Word for word, restate the lines from the start of the data below through the line containing "const yMinor = d3.range(1, 10, 2);".
▽
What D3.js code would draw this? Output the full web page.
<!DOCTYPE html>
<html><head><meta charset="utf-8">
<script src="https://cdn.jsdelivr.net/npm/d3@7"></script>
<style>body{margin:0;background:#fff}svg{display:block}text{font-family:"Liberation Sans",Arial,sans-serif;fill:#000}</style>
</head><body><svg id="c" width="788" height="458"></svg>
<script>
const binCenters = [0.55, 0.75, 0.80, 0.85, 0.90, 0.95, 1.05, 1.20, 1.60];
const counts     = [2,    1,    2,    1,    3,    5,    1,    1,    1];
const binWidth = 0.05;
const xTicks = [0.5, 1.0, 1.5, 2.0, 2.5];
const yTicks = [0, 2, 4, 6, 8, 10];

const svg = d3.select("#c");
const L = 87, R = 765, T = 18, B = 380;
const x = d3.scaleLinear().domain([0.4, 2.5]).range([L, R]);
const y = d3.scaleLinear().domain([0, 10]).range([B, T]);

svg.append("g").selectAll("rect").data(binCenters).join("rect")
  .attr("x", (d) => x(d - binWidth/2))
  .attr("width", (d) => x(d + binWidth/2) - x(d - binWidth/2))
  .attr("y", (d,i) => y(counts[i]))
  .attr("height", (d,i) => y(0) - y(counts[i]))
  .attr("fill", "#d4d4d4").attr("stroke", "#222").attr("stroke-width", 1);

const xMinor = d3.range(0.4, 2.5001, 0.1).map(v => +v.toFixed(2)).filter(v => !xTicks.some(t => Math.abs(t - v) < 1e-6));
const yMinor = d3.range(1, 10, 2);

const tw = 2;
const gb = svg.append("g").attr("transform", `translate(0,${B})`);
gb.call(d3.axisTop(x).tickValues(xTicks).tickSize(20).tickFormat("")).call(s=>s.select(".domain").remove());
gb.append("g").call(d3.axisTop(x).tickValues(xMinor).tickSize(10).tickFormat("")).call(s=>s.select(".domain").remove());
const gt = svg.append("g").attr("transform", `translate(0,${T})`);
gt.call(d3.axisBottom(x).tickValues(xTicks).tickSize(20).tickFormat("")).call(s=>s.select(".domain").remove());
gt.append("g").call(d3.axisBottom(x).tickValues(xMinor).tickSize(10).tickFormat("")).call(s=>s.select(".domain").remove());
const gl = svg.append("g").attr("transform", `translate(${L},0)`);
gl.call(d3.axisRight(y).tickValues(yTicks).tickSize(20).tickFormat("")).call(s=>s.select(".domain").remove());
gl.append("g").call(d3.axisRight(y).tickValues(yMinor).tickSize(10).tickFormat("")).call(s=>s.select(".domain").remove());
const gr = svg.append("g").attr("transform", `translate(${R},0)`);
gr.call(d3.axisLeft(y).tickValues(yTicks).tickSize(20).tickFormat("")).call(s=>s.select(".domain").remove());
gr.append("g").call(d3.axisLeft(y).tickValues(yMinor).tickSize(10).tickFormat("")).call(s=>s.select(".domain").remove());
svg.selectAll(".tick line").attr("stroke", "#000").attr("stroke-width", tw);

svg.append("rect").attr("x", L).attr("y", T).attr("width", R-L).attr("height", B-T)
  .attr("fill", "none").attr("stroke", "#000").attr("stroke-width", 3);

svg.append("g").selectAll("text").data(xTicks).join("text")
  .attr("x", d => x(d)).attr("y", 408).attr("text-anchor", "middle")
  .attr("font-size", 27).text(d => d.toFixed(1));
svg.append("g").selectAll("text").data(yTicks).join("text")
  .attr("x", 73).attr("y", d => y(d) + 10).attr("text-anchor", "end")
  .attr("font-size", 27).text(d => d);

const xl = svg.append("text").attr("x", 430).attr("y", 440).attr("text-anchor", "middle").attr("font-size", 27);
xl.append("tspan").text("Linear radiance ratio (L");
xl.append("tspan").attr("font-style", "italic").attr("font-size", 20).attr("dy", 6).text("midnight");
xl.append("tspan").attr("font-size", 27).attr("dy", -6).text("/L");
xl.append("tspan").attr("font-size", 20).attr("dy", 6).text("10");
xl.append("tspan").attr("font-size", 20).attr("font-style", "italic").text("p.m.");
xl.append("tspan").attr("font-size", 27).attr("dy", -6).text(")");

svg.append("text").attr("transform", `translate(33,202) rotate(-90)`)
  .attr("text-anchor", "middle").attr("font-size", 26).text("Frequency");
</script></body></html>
△
## Result for this exercise
What D3.js code would draw this? Output the full web page.
<!DOCTYPE html>
<html><head><meta charset="utf-8">
<script src="https://cdn.jsdelivr.net/npm/d3@7"></script>
<style>body{margin:0;background:#fff}svg{display:block}text{font-family:"Liberation Sans",Arial,sans-serif;fill:#000}</style>
</head><body><svg id="c" width="788" height="458"></svg>
<script>
const binCenters = [0.55, 0.75, 0.80, 0.85, 0.90, 0.95, 1.05, 1.20, 1.60];
const counts     = [2,    1,    2,    1,    3,    5,    1,    1,    1];
const binWidth = 0.05;
const xTicks = [0.5, 1.0, 1.5, 2.0, 2.5];
const yTicks = [0, 2, 4, 6, 8, 10];

const svg = d3.select("#c");
const L = 87, R = 765, T = 18, B = 380;
const x = d3.scaleLinear().domain([0.4, 2.5]).range([L, R]);
const y = d3.scaleLinear().domain([0, 10]).range([B, T]);

svg.append("g").selectAll("rect").data(binCenters).join("rect")
  .attr("x", (d) => x(d - binWidth/2))
  .attr("width", (d) => x(d + binWidth/2) - x(d - binWidth/2))
  .attr("y", (d,i) => y(counts[i]))
  .attr("height", (d,i) => y(0) - y(counts[i]))
  .attr("fill", "#d4d4d4").attr("stroke", "#222").attr("stroke-width", 1);

const xMinor = d3.range(0.4, 2.5001, 0.1).map(v => +v.toFixed(2)).filter(v => !xTicks.some(t => Math.abs(t - v) < 1e-6));
const yMinor = d3.range(1, 10, 2);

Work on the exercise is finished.